DATA PROVIDED
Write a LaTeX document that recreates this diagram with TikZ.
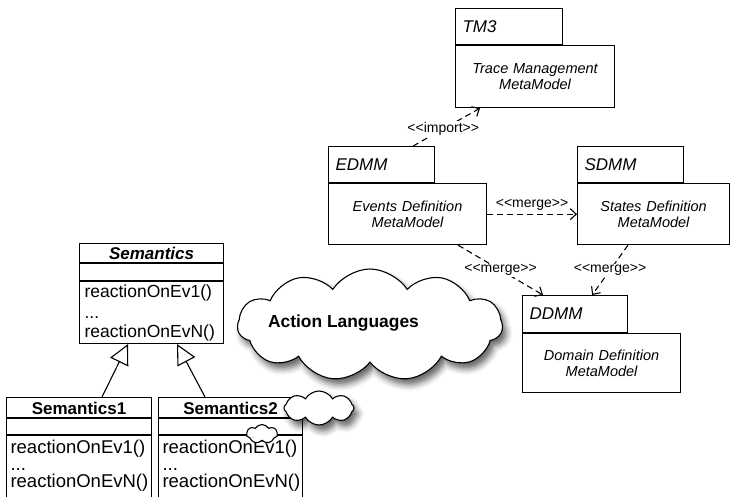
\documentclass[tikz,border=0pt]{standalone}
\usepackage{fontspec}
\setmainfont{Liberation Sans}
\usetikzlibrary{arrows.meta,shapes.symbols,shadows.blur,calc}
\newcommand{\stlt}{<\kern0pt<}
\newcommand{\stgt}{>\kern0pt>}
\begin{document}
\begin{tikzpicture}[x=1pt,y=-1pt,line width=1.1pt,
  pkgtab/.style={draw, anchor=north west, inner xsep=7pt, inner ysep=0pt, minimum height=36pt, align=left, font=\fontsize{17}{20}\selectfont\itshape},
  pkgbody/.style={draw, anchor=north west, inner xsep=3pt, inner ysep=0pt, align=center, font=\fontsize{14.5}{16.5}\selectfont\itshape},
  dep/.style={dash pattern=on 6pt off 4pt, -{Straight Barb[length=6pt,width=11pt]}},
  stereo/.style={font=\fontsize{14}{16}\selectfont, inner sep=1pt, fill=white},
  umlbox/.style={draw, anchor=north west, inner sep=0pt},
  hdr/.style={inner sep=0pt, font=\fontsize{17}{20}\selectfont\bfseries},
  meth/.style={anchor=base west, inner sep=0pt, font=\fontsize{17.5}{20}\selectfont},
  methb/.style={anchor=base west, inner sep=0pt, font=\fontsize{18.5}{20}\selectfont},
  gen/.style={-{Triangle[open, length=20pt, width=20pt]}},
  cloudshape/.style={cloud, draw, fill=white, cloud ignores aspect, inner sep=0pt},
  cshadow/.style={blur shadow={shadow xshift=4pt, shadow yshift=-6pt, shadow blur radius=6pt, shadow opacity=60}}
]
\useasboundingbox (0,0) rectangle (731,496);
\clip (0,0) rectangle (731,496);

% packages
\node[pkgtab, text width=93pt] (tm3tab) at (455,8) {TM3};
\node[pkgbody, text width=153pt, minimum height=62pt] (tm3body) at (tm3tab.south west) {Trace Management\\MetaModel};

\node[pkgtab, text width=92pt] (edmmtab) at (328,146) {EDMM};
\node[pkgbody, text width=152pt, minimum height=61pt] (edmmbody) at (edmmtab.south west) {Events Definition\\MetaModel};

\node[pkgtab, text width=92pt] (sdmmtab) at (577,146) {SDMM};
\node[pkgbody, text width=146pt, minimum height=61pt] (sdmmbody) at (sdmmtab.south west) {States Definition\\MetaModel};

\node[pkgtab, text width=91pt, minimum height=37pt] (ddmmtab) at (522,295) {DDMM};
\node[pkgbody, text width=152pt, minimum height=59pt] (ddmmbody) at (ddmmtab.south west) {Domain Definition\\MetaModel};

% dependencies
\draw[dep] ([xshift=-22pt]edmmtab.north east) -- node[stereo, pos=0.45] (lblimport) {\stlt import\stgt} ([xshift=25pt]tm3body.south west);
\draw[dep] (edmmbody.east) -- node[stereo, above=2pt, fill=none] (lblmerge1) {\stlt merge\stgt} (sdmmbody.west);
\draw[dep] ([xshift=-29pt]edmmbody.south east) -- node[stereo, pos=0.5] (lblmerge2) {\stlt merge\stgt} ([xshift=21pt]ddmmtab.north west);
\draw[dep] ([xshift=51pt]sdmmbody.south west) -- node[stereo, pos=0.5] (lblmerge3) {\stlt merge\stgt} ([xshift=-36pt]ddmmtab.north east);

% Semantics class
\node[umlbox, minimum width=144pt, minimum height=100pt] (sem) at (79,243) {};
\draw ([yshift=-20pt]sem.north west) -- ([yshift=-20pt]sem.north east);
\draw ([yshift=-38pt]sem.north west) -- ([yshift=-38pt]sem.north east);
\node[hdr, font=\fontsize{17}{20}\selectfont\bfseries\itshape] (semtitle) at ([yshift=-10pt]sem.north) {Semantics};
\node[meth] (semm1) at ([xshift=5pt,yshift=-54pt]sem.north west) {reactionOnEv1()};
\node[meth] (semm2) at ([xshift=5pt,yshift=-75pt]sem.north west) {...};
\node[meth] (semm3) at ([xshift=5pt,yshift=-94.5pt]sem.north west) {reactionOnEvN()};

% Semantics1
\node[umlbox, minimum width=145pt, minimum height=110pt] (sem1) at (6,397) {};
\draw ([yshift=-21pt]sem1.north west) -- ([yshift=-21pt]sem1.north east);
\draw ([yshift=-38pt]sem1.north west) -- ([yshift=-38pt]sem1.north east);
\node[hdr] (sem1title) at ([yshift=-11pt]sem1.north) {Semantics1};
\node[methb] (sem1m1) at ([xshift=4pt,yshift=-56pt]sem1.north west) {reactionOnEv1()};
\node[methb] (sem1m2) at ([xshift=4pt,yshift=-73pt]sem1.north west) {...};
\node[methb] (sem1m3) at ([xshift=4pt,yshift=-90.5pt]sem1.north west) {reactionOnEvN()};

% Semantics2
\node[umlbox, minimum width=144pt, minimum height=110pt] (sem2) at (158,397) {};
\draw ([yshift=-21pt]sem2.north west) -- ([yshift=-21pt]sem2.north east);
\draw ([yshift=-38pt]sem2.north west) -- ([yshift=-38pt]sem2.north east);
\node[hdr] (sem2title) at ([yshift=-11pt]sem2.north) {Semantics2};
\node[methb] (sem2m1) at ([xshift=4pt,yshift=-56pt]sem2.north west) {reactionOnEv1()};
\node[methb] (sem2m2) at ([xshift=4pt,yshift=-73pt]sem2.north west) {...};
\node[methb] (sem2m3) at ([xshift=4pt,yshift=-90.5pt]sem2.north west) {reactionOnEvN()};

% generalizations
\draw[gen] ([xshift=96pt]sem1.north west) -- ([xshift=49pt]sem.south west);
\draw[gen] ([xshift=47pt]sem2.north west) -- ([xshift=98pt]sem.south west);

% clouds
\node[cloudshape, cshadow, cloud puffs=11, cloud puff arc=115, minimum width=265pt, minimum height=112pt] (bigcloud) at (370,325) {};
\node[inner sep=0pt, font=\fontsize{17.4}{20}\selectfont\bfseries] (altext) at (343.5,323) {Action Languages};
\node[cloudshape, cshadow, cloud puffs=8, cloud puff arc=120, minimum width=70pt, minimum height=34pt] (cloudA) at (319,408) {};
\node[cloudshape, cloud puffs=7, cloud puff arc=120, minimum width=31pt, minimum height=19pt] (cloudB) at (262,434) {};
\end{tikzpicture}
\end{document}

EXERCISE DETAILS
Repeat the data above exactly, but not the pictures.

COMPLETE ANSWER
Write a LaTeX document that recreates this diagram with TikZ.
\documentclass[tikz,border=0pt]{standalone}
\usepackage{fontspec}
\setmainfont{Liberation Sans}
\usetikzlibrary{arrows.meta,shapes.symbols,shadows.blur,calc}
\newcommand{\stlt}{<\kern0pt<}
\newcommand{\stgt}{>\kern0pt>}
\begin{document}
\begin{tikzpicture}[x=1pt,y=-1pt,line width=1.1pt,
  pkgtab/.style={draw, anchor=north west, inner xsep=7pt, inner ysep=0pt, minimum height=36pt, align=left, font=\fontsize{17}{20}\selectfont\itshape},
  pkgbody/.style={draw, anchor=north west, inner xsep=3pt, inner ysep=0pt, align=center, font=\fontsize{14.5}{16.5}\selectfont\itshape},
  dep/.style={dash pattern=on 6pt off 4pt, -{Straight Barb[length=6pt,width=11pt]}},
  stereo/.style={font=\fontsize{14}{16}\selectfont, inner sep=1pt, fill=white},
  umlbox/.style={draw, anchor=north west, inner sep=0pt},
  hdr/.style={inner sep=0pt, font=\fontsize{17}{20}\selectfont\bfseries},
  meth/.style={anchor=base west, inner sep=0pt, font=\fontsize{17.5}{20}\selectfont},
  methb/.style={anchor=base west, inner sep=0pt, font=\fontsize{18.5}{20}\selectfont},
  gen/.style={-{Triangle[open, length=20pt, width=20pt]}},
  cloudshape/.style={cloud, draw, fill=white, cloud ignores aspect, inner sep=0pt},
  cshadow/.style={blur shadow={shadow xshift=4pt, shadow yshift=-6pt, shadow blur radius=6pt, shadow opacity=60}}
]
\useasboundingbox (0,0) rectangle (731,496);
\clip (0,0) rectangle (731,496);

% packages
\node[pkgtab, text width=93pt] (tm3tab) at (455,8) {TM3};
\node[pkgbody, text width=153pt, minimum height=62pt] (tm3body) at (tm3tab.south west) {Trace Management\\MetaModel};

\node[pkgtab, text width=92pt] (edmmtab) at (328,146) {EDMM};
\node[pkgbody, text width=152pt, minimum height=61pt] (edmmbody) at (edmmtab.south west) {Events Definition\\MetaModel};

\node[pkgtab, text width=92pt] (sdmmtab) at (577,146) {SDMM};
\node[pkgbody, text width=146pt, minimum height=61pt] (sdmmbody) at (sdmmtab.south west) {States Definition\\MetaModel};

\node[pkgtab, text width=91pt, minimum height=37pt] (ddmmtab) at (522,295) {DDMM};
\node[pkgbody, text width=152pt, minimum height=59pt] (ddmmbody) at (ddmmtab.south west) {Domain Definition\\MetaModel};

% dependencies
\draw[dep] ([xshift=-22pt]edmmtab.north east) -- node[stereo, pos=0.45] (lblimport) {\stlt import\stgt} ([xshift=25pt]tm3body.south west);
\draw[dep] (edmmbody.east) -- node[stereo, above=2pt, fill=none] (lblmerge1) {\stlt merge\stgt} (sdmmbody.west);
\draw[dep] ([xshift=-29pt]edmmbody.south east) -- node[stereo, pos=0.5] (lblmerge2) {\stlt merge\stgt} ([xshift=21pt]ddmmtab.north west);
\draw[dep] ([xshift=51pt]sdmmbody.south west) -- node[stereo, pos=0.5] (lblmerge3) {\stlt merge\stgt} ([xshift=-36pt]ddmmtab.north east);

% Semantics class
\node[umlbox, minimum width=144pt, minimum height=100pt] (sem) at (79,243) {};
\draw ([yshift=-20pt]sem.north west) -- ([yshift=-20pt]sem.north east);
\draw ([yshift=-38pt]sem.north west) -- ([yshift=-38pt]sem.north east);
\node[hdr, font=\fontsize{17}{20}\selectfont\bfseries\itshape] (semtitle) at ([yshift=-10pt]sem.north) {Semantics};
\node[meth] (semm1) at ([xshift=5pt,yshift=-54pt]sem.north west) {reactionOnEv1()};
\node[meth] (semm2) at ([xshift=5pt,yshift=-75pt]sem.north west) {...};
\node[meth] (semm3) at ([xshift=5pt,yshift=-94.5pt]sem.north west) {reactionOnEvN()};

% Semantics1
\node[umlbox, minimum width=145pt, minimum height=110pt] (sem1) at (6,397) {};
\draw ([yshift=-21pt]sem1.north west) -- ([yshift=-21pt]sem1.north east);
\draw ([yshift=-38pt]sem1.north west) -- ([yshift=-38pt]sem1.north east);
\node[hdr] (sem1title) at ([yshift=-11pt]sem1.north) {Semantics1};
\node[methb] (sem1m1) at ([xshift=4pt,yshift=-56pt]sem1.north west) {reactionOnEv1()};
\node[methb] (sem1m2) at ([xshift=4pt,yshift=-73pt]sem1.north west) {...};
\node[methb] (sem1m3) at ([xshift=4pt,yshift=-90.5pt]sem1.north west) {reactionOnEvN()};

% Semantics2
\node[umlbox, minimum width=144pt, minimum height=110pt] (sem2) at (158,397) {};
\draw ([yshift=-21pt]sem2.north west) -- ([yshift=-21pt]sem2.north east);
\draw ([yshift=-38pt]sem2.north west) -- ([yshift=-38pt]sem2.north east);
\node[hdr] (sem2title) at ([yshift=-11pt]sem2.north) {Semantics2};
\node[methb] (sem2m1) at ([xshift=4pt,yshift=-56pt]sem2.north west) {reactionOnEv1()};
\node[methb] (sem2m2) at ([xshift=4pt,yshift=-73pt]sem2.north west) {...};
\node[methb] (sem2m3) at ([xshift=4pt,yshift=-90.5pt]sem2.north west) {reactionOnEvN()};

% generalizations
\draw[gen] ([xshift=96pt]sem1.north west) -- ([xshift=49pt]sem.south west);
\draw[gen] ([xshift=47pt]sem2.north west) -- ([xshift=98pt]sem.south west);

% clouds
\node[cloudshape, cshadow, cloud puffs=11, cloud puff arc=115, minimum width=265pt, minimum height=112pt] (bigcloud) at (370,325) {};
\node[inner sep=0pt, font=\fontsize{17.4}{20}\selectfont\bfseries] (altext) at (343.5,323) {Action Languages};
\node[cloudshape, cshadow, cloud puffs=8, cloud puff arc=120, minimum width=70pt, minimum height=34pt] (cloudA) at (319,408) {};
\node[cloudshape, cloud puffs=7, cloud puff arc=120, minimum width=31pt, minimum height=19pt] (cloudB) at (262,434) {};
\end{tikzpicture}
\end{document}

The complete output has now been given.